KDDIが「オンデマンドバスシステム」実証実験の通信分野に参画

2012年10月10日 11:00

 KDDIが、10月10日よりトヨタ自動車と岩手県釜石市が共同で実施する「オンデマンドバスシステム」の実証実験において、通信分野で参画すると発表した。

 「オンデマンドバスシステム」は、仮設住宅地において、利用者が希望する場所や時間に利用できる乗り合いバスを運行し、復興に伴い変化する街の交通事情に追従できる交通システムの構築を目指すもの。トヨタ自動車がオンデマンドバスの運行のベースとなる「オンデマンド交通システム」を提供し、釜石市が同市所有の小型バスでオンデマンドバスの運行を行うという。

 このオンデマンドバスシステムに対しKDDIは、豊田市低炭素社会システム実証実験等での成果を活用し、オンデマンドバスの車内や釜石市内の公共施設などでバスの運行状況や予約状況を分かりやすく情報提供するためにタブレットや通信端末を設置。さらに、電話を設置していない仮設住宅の居住者に対して、バスを予約するための専用端末の貸し出しを行うという。

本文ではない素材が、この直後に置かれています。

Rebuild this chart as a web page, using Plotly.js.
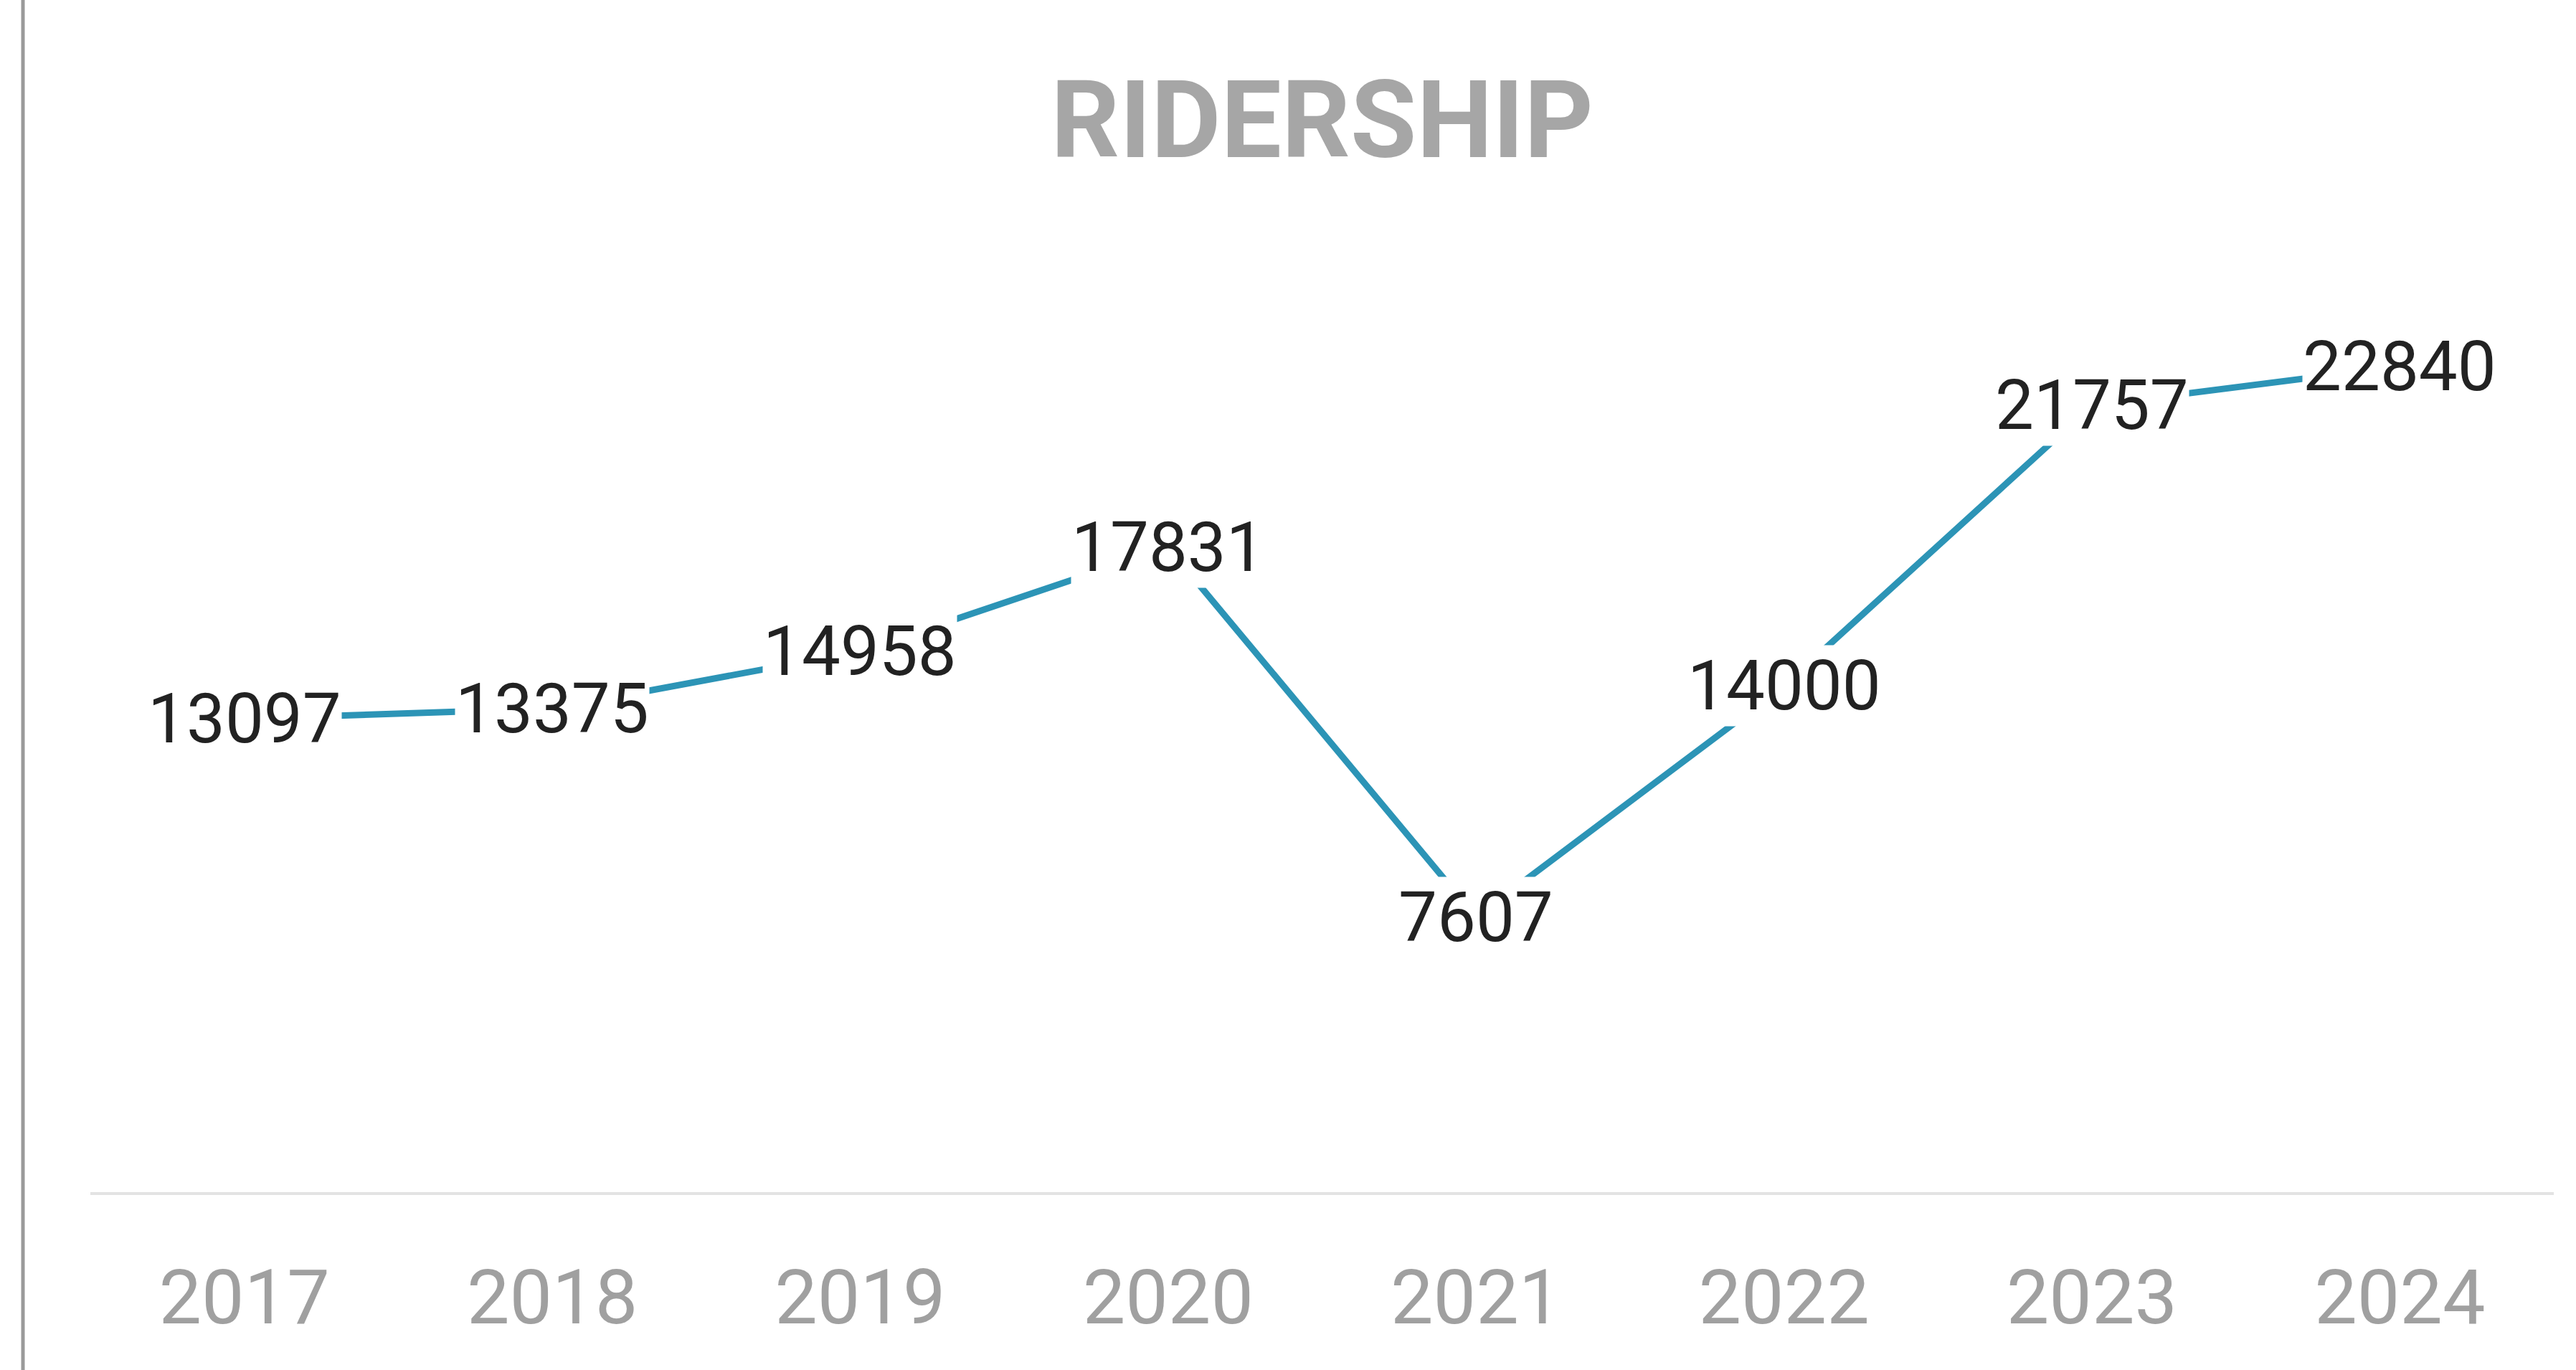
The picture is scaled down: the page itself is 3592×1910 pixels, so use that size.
<!DOCTYPE html>
<html>
<head>
<meta charset="utf-8">
<script src="https://cdn.plot.ly/plotly-3.0.1.min.js"></script>
<style>html,body{margin:0;padding:0;background:#fff;}#chart{width:3592px;height:1910px;}</style>
</head>
<body>
<div id="chart"></div>
<script>
const years = ["2017","2018","2019","2020","2021","2022","2023","2024"];
const ridership = [13097, 13375, 14958, 17831, 7607, 14000, 21757, 22840];
const chartTitle = "RIDERSHIP";

const FONT = "Roboto, 'Liberation Sans', sans-serif";

const trace = {
  x: years,
  y: ridership,
  type: "scatter",
  mode: "lines",
  line: {color: "#2c94b6", width: 9},
  hoverinfo: "skip"
};

const annotations = years.map((yr, i) => ({
  x: i, y: ridership[i], xref: "x", yref: "y",
  text: String(ridership[i]),
  showarrow: false,
  xanchor: "center", yanchor: "middle",
  yshift: 0,
  bgcolor: "rgba(255,255,255,1)",
  borderpad: 0,
  font: {family: FONT, size: 96, color: "#222222"}
}));

const layout = {
  width: 3592, height: 1910,
  margin: {l: 126, r: 31, t: 402, b: 248, pad: 0},
  paper_bgcolor: "#ffffff", plot_bgcolor: "#ffffff",
  showlegend: false,
  title: {
    text: chartTitle,
    x: 0.5, xref: "paper", xanchor: "center",
    y: 1 - 166/1910, yref: "container", yanchor: "middle",
    font: {family: FONT, size: 150, color: "#a6a6a6", weight: 700}
  },
  xaxis: {
    type: "category",
    categoryorder: "array", categoryarray: years,
    range: [-0.5, years.length - 0.5], autorange: false,
    showgrid: false, zeroline: false,
    showline: true, linecolor: "#e3e3e3", linewidth: 4,
    ticks: "", ticklabelstandoff: 52,
    tickfont: {family: FONT, size: 106, color: "#a0a0a0"},
    fixedrange: true
  },
  yaxis: {
    range: [0, 25000], autorange: false, visible: false, showgrid: false, zeroline: false, fixedrange: true
  },
  annotations: annotations,
  shapes: [{
    type: "line", xref: "paper", yref: "paper",
    x0: (32 - 126) / 3435, x1: (32 - 126) / 3435,
    y0: (1662 - 0) / 1260, y1: (1662 - 1910) / 1260,
    line: {color: "#9a9a9a", width: 5}
  }]
};

Plotly.newPlot("chart", [trace], layout, {displayModeBar: false, staticPlot: true});
</script>
</body>
</html>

 これまでにも、釜石市で開催された岩手県総合防災訓練に積極的に参加するなど、同市と良好な関係を築いてきたKDDI。さらには、今年10月から社員を常駐派遣し、釜石市が策定した復興まちづくり基本計画「スクラムかまいし復興プラン」の実現に尽力している。一方で、昨年の震災で被災したのは釜石市だけではない。復興支援を実施していることを単にアピールするための活動とならぬよう、今回の実証実験のようにKDDIが参入しやすい取り組みが実施されている自治体だけでなく、一つでも多くの被災自治体において同様の取り組みが実施されることを期待したい。